Goal:
State the number of lines below in which the word "this" appears. Nothing else belongs in the answer.

Material supplied:

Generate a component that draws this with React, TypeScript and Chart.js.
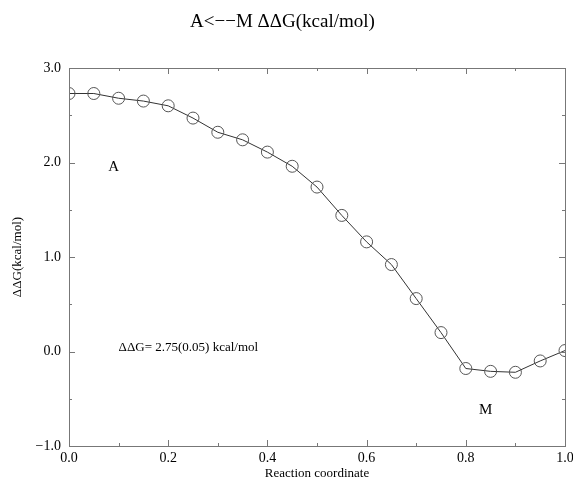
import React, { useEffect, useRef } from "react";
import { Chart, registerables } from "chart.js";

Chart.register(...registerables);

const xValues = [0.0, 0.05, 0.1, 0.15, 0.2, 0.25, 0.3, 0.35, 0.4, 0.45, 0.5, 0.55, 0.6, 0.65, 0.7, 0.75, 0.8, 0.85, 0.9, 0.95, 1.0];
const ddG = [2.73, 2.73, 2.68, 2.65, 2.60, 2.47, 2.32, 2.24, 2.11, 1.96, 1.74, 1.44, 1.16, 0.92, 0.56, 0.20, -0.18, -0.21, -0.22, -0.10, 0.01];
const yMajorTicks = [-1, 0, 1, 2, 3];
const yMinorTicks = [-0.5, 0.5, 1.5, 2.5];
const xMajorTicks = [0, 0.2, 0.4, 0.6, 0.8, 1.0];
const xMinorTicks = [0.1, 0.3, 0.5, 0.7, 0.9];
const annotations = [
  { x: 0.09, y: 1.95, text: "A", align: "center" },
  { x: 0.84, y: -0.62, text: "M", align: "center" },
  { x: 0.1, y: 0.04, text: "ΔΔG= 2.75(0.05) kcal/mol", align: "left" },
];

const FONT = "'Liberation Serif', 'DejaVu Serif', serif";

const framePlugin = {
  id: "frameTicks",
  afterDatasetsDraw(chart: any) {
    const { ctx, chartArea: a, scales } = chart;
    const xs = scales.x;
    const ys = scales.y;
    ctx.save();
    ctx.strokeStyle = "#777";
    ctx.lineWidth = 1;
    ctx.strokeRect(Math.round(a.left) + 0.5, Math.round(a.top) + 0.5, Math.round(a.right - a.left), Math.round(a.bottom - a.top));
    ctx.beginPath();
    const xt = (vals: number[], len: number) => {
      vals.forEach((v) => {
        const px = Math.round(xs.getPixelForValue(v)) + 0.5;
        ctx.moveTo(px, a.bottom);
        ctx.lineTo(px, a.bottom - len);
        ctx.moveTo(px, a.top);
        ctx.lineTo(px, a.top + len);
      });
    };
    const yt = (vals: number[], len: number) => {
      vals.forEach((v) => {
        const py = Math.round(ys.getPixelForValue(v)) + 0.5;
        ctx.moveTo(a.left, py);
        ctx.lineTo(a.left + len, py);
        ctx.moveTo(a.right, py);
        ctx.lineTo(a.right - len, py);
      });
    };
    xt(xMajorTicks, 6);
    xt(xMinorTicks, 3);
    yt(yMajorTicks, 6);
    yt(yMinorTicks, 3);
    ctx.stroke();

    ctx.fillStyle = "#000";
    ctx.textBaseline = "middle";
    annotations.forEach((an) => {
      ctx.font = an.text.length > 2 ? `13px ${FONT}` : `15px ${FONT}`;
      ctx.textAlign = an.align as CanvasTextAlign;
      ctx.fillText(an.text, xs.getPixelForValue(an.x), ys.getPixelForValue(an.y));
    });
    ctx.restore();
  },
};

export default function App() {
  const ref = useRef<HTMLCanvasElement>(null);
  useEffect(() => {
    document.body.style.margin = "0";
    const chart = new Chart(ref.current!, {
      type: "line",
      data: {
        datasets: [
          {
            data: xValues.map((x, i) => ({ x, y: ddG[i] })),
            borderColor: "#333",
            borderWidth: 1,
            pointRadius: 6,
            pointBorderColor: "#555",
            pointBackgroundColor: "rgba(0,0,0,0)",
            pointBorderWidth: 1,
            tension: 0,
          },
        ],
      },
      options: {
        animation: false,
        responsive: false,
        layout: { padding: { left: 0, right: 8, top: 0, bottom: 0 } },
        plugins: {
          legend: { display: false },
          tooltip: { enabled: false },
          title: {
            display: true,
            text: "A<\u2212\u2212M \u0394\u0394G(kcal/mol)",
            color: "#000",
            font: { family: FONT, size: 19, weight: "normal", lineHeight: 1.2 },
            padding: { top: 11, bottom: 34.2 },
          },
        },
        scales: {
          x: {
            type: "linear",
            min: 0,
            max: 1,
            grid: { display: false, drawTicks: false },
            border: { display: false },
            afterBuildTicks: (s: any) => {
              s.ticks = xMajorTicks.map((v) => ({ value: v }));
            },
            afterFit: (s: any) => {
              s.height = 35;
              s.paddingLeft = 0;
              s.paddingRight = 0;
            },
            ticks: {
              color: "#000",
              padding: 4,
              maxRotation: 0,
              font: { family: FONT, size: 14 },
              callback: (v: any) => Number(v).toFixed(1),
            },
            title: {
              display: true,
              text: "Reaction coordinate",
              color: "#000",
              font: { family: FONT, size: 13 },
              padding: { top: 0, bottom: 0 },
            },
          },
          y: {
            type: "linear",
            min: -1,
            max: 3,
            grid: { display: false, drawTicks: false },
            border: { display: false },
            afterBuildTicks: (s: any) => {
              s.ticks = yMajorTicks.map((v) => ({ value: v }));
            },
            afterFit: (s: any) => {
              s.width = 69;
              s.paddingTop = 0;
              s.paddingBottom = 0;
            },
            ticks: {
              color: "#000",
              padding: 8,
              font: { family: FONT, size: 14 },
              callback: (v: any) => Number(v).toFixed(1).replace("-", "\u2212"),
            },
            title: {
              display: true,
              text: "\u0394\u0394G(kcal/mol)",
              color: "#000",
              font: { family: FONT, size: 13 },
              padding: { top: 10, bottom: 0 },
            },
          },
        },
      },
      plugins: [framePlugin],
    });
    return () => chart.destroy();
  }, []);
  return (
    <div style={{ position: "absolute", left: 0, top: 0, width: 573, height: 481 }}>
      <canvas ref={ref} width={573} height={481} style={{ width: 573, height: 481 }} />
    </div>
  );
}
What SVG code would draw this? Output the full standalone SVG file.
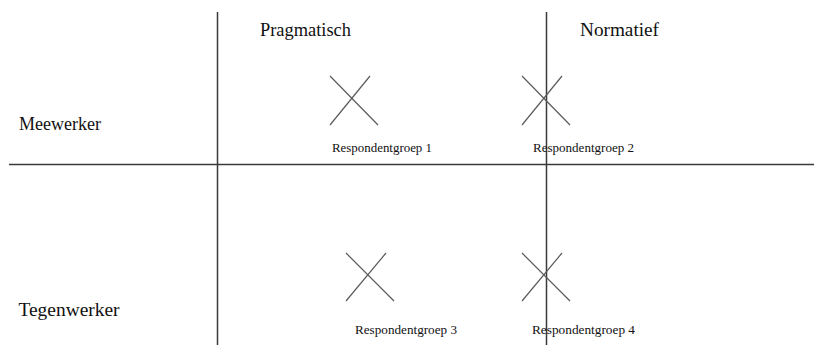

Written answer:
2